A. Há cerca de três anos, escrevi que as ações da Rumo poderiam se multiplicar por cinco vezes até 2020. Escrevi um documento batizado “A oportunidade dos 400 por cento” indicando a compra dos papéis da companhia, à época cotados em torno de cinco reais. Fui punido pela Apimec por supostamente ter adotado linguagem não moderada, não comedida e exagerada. Hoje, as ações beiram os 20 reais. Mais interessante: a Goldman Sachs, o banco norte-americano mais sangue azul, referência mundial para o sistema financeiro, acaba de elevar seu preço-alvo para as ações da Rumo para 25 reais.
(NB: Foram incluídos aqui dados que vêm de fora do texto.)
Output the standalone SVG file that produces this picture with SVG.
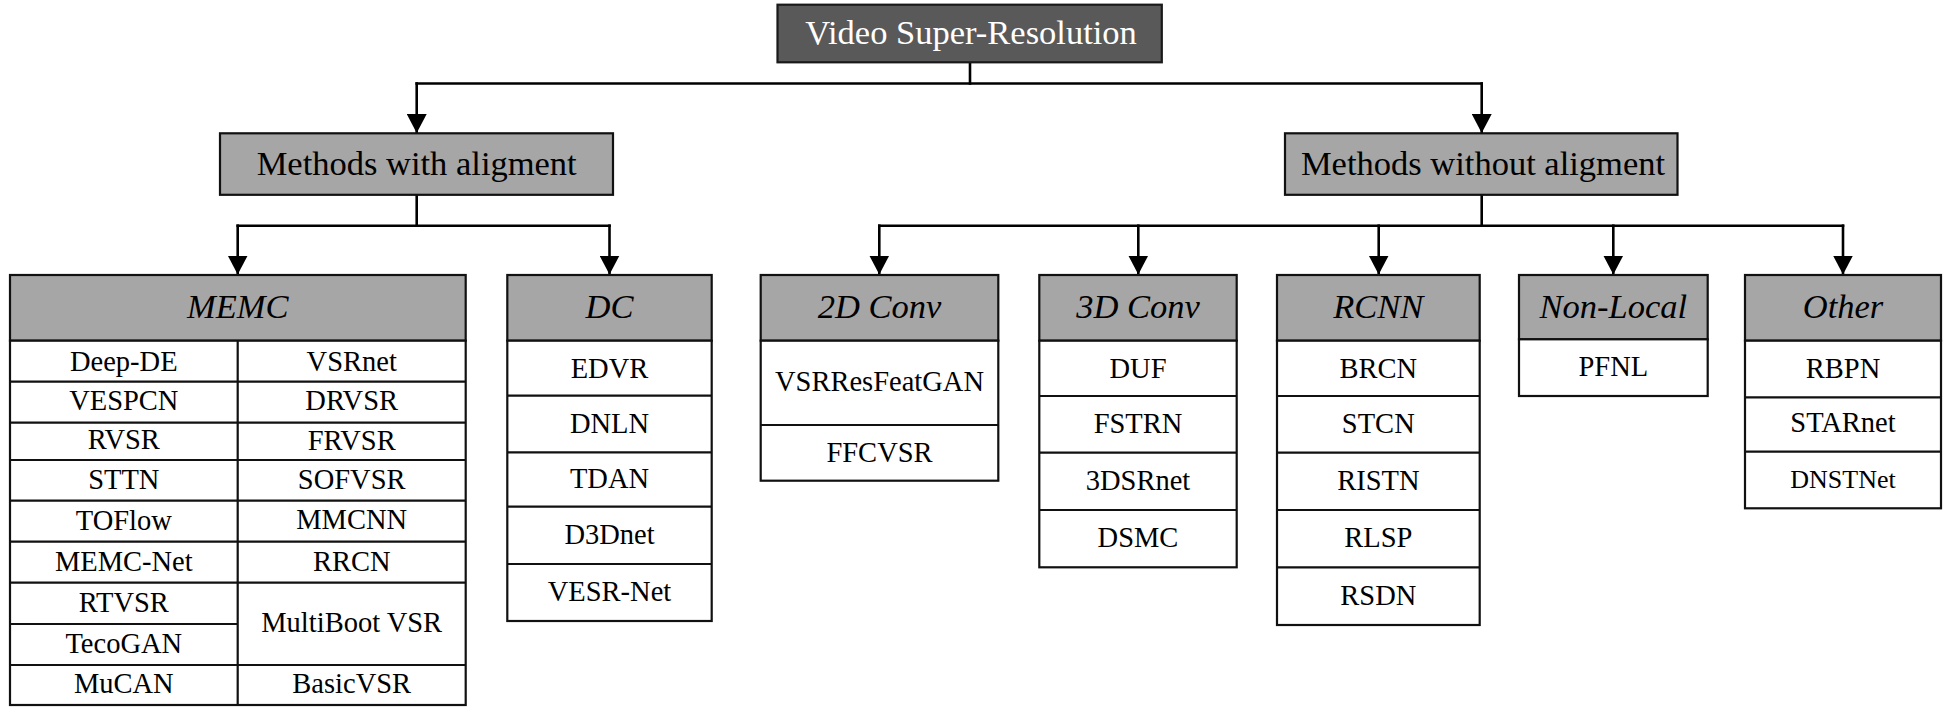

Até a Apimec consegue entender que 25/5 equivale a 400 por cento. Alguém vai punir a Goldman? Não. Eu não aceito um pedido de desculpas. Aquilo foi bem ruim pra mim na época.

B. As cotas dos fundos da gestora GWI marcam mais de 100 por cento de desvalorização. Ou seja, os cotistas estão devendo. Deve ser a terceira ou quarta vez que a gestora enfrenta graves problemas. Tomara que seja suficiente para mostrar as mazelas da concentração e da alavancagem. Que sirva de exemplo não somente para este caso em particular, mas para todos os outros. Nunca se alavanque em Bolsa, nem atue de forma concentrada. Cuidado com quem está fazendo isso e está se dando bem momentaneamente. É um canto da sereia. A própria GWI já foi sucesso no passado, porque surfou uma multiplicação de Lojas Americanas. Não há heróis no mercado financeiro.

Ibovespa Futuro abre em alta de 0,4 por cento, dólar e juros futuros estão perto da estabilidade.

Destaque da agenda doméstica é o IPCA-15, com alta de 0,34 por cento, levemente abaixo da expectativa de consenso (0,36). Lá fora, expectativa grande com potencial acordo entre EUA e China.